STA2201s01 Assignment Two
Quiz on Thursday January 25. Bring printouts
to the quiz. You may be asked to answer questions based on your printouts. You
may be asked to hand in one or more of the printouts. The non-computer
parts are not to be handed in. Do them in preparation for the quiz.
- The effectiveness of a new educational program is to be evaluated as
follows. Students are randomly assigned to either the new program or to a
control condition (the traditional teaching method). After 6 months, all
students are given a standardized educational achievement test. The educator
conducting the study is confident that the test scores will be normally
distributed, but she insists that the treatment could affect either the the
mean or the variance of the scores, or both. Write down the large-sample
likelihood ratio statistic for this problem, and simplify it. Show your work,
and circle the expression you would compute for a real data set.
- A copy of the data for the example above is available in the file meanvar.dat. Use some variant of the S language
(such as R or Splus) to carry out the large-sample likelihood ratio test; your
program should print the sample means and variances, the value of the test
statistic G, the degrees of freedom and the p-value. For this problem, please
provide printed output and also a printout of the code that produced it.
- Suppose you have a data set, and before looking at the data you can
think of k significance tests you want to do. What is the problem with just
doing all of them and discussing any results that are significant at some
significance level such as 0.05?
- Derive the Bonferroni correction that will allow you to deal with the
problem raised in the preceding question. Express it as a rule that a student
in STA220 could understand and follow.
- Using S and the same data set meanvar.dat, carry out a
Bonferroni-corrected test for differences in mean and variance. Your program
should print out a t-statistic, an F-Statistic, their uncorrected p-values,
and also a single Bonferroni corrected p-value. You may need to think a bit
about this last one, but just apply the definition of a p-value and you will
get the same answer I did (assuming you split alpha equally between the two
tests). For this problem, please provide printed output and also a printout of
the code that produced it.
- Under what circumstances might you want to split alpha unequally? Try
to answer the question in general, not just for this mean-variance example.

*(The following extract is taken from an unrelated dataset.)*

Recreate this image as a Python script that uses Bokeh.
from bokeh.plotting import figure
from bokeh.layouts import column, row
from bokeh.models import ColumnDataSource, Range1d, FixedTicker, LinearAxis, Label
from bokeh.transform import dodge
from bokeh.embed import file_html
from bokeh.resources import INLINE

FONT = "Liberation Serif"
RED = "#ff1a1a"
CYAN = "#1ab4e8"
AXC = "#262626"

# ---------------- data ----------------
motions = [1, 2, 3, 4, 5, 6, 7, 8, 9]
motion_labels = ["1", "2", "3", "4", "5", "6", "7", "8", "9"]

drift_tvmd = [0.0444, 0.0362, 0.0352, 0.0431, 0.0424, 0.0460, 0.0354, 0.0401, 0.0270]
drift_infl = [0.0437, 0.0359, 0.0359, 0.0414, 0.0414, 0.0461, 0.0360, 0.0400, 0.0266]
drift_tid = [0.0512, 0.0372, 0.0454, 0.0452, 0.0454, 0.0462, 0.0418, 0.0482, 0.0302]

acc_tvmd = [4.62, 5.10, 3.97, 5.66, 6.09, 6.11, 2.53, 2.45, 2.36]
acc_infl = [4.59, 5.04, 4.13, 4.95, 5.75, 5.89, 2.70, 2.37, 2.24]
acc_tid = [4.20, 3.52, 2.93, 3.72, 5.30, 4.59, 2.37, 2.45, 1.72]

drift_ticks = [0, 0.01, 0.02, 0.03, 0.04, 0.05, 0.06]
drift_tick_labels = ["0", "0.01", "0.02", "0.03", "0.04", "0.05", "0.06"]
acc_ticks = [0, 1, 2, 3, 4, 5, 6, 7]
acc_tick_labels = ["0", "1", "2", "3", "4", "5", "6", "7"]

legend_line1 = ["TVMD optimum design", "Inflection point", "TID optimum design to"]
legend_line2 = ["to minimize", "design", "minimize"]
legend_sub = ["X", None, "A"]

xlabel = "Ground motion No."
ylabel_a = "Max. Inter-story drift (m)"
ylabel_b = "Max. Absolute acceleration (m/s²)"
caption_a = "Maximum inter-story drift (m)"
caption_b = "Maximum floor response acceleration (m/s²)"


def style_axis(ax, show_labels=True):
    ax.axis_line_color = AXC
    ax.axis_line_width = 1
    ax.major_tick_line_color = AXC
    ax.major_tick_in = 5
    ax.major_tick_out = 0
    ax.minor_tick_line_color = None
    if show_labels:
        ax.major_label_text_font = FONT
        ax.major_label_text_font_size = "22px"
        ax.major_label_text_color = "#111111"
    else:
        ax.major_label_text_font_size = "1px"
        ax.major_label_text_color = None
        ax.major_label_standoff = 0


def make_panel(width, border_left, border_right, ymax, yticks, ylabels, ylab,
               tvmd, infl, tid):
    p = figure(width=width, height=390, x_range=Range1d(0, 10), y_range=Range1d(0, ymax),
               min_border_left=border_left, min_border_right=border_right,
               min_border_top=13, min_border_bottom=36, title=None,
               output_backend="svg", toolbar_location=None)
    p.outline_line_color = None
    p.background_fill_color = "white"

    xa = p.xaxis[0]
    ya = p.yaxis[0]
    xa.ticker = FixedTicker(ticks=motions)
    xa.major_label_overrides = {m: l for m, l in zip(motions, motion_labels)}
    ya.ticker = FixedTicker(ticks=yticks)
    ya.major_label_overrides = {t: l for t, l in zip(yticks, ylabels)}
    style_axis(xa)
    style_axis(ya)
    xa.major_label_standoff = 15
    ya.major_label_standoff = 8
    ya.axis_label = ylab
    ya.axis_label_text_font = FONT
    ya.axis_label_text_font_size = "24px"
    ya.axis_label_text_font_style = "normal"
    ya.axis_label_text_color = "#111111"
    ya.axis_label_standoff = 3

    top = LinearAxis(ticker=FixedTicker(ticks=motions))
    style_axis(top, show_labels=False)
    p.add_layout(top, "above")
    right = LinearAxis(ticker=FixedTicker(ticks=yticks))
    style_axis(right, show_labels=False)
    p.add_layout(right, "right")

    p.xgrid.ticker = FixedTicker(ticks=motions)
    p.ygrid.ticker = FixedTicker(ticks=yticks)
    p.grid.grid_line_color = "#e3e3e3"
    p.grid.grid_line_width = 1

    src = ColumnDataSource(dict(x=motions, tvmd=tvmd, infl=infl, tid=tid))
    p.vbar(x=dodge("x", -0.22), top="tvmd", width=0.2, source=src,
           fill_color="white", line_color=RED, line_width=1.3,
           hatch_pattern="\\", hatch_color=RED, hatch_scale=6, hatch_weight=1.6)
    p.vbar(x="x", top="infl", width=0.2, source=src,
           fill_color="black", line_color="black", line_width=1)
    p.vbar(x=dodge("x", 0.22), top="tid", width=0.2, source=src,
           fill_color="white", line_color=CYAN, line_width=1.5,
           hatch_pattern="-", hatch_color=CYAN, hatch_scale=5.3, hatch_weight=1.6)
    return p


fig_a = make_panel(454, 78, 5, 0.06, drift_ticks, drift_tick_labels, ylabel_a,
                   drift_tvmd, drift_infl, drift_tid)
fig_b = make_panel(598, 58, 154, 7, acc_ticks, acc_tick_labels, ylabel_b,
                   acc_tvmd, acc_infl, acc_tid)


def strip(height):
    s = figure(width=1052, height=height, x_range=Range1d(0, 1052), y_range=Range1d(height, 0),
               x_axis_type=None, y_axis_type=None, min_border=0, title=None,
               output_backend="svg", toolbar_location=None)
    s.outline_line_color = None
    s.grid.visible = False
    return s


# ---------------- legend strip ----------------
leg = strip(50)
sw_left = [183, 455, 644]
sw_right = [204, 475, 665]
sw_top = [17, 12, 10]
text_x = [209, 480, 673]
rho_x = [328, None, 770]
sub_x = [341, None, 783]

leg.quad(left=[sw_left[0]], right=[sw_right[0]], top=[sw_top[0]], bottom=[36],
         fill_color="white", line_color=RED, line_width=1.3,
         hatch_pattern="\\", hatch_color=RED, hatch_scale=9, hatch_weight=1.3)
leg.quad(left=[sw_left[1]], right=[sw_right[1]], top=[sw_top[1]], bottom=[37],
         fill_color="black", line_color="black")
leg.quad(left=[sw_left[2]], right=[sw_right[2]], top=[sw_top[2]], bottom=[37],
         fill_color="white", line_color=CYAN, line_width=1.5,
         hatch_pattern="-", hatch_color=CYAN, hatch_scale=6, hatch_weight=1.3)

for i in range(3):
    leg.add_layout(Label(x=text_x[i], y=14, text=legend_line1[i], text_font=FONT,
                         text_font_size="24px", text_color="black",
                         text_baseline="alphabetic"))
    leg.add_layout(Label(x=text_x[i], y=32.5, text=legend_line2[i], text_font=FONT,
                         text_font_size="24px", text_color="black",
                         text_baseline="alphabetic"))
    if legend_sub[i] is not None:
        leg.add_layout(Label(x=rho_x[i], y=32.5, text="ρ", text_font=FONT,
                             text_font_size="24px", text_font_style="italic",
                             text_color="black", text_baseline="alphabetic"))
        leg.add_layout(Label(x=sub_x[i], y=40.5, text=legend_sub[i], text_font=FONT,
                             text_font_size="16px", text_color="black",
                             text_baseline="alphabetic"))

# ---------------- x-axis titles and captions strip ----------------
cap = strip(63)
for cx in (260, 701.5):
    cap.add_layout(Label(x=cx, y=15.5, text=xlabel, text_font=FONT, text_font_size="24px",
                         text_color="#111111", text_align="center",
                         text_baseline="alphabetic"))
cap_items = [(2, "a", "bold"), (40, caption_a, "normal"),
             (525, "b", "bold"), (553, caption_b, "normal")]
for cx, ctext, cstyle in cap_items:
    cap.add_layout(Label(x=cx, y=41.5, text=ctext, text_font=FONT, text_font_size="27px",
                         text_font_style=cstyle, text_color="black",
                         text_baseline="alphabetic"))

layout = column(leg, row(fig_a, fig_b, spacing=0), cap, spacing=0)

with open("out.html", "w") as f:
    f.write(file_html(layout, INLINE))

- Suppose we have a data file in which the following information is
recorded about a sample of Canadian citizens: Education (in years), Place of
birth (1=Canada, 2=Asia, 3=Africa, 4=Europe, 5=Other), and whether they have a
job (1=Yes, 0=No).
- What is the dependent variable?
- How would you set up dummy variables to represent place of
birth? Give a full, formal statement of the statistical model, including these
dummy variables and terms for the interaction of education and place of birth.

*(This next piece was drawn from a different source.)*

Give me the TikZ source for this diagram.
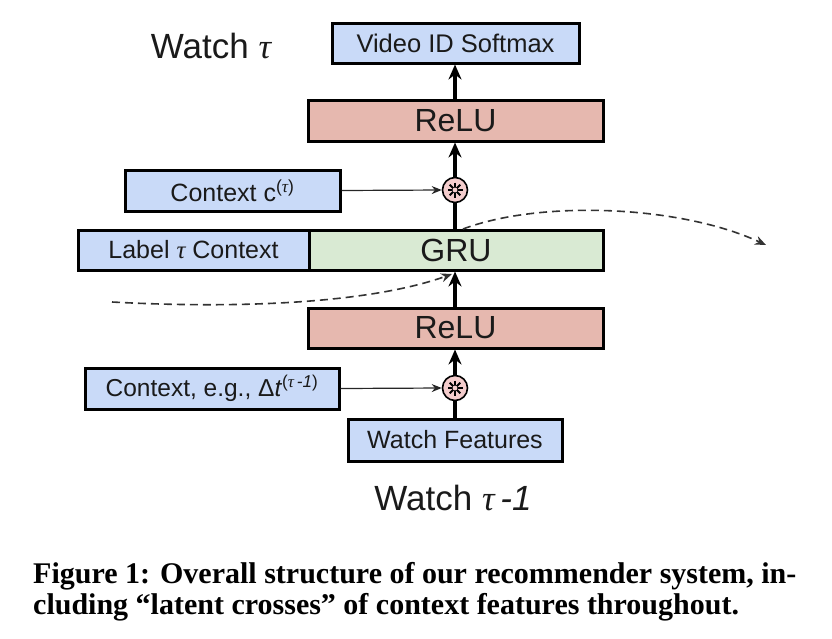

- Once we control for education, does place of birth help
predict whether or not a person has a job? Give the full and reduced models
and state the null hypothesis in symbols (there no interaction terms in this
one).
- Does the relationship of education to having a job differ
according to place of birth? Give the full and reduced models and state the
null hypothesis in symbols.
- Suppose an interaction is present. Among those with 12 years
of education, the odds of having a job are only ___ times as great for those
born in Europe as for those born in Canada. Your answer is in terms of ß
values.
- Suppose there is zero interaction. Staying in school 4 years
longer multiplies the odds of having a job by ____. Your answer is in terms of
ß values.
- In the first lecture, we considered the following problem: "The
infant mortality rate for babies with birth weight under 1 kg. is thought
to be approximately 30%. A new treatment is expected to cut this in half. If
a randomized clinical trial with treatment and control groups is run to
confirm the effectiveness of the treatment, what sample size is required?"
- Show that the first random variable Z we considered (the one
including an unknown theta) has a limiting standard normal distribution under
H0. My intention is that you will use limiting moment-generating
functions here, but if you want to use more powerful tools it is okay. However,
please give a real proof; no hand waving.
- In class, we got sample sizes of
n1=n2=95 for a one-sided test. What sample size is
required to get the same power for a two-sided test? Be able to show a few
lines of handwritten work, and also do the computation and get a numerical
answer. You don't need to do the simulation part. Feel free to use code from
the handout distributed in
class. Bring printouts to the quiz.
- Would the large-sample likelihood ratio test imply different
sample sizes for the one-sided and the two-sided alternatives considered in
class? Explain if you can.
- Give the power of the large-sample likelihood ratio test for
the two sets of sample sizes (n1=n2=95 and the other
one). Use simulation. Bring printouts to the quiz.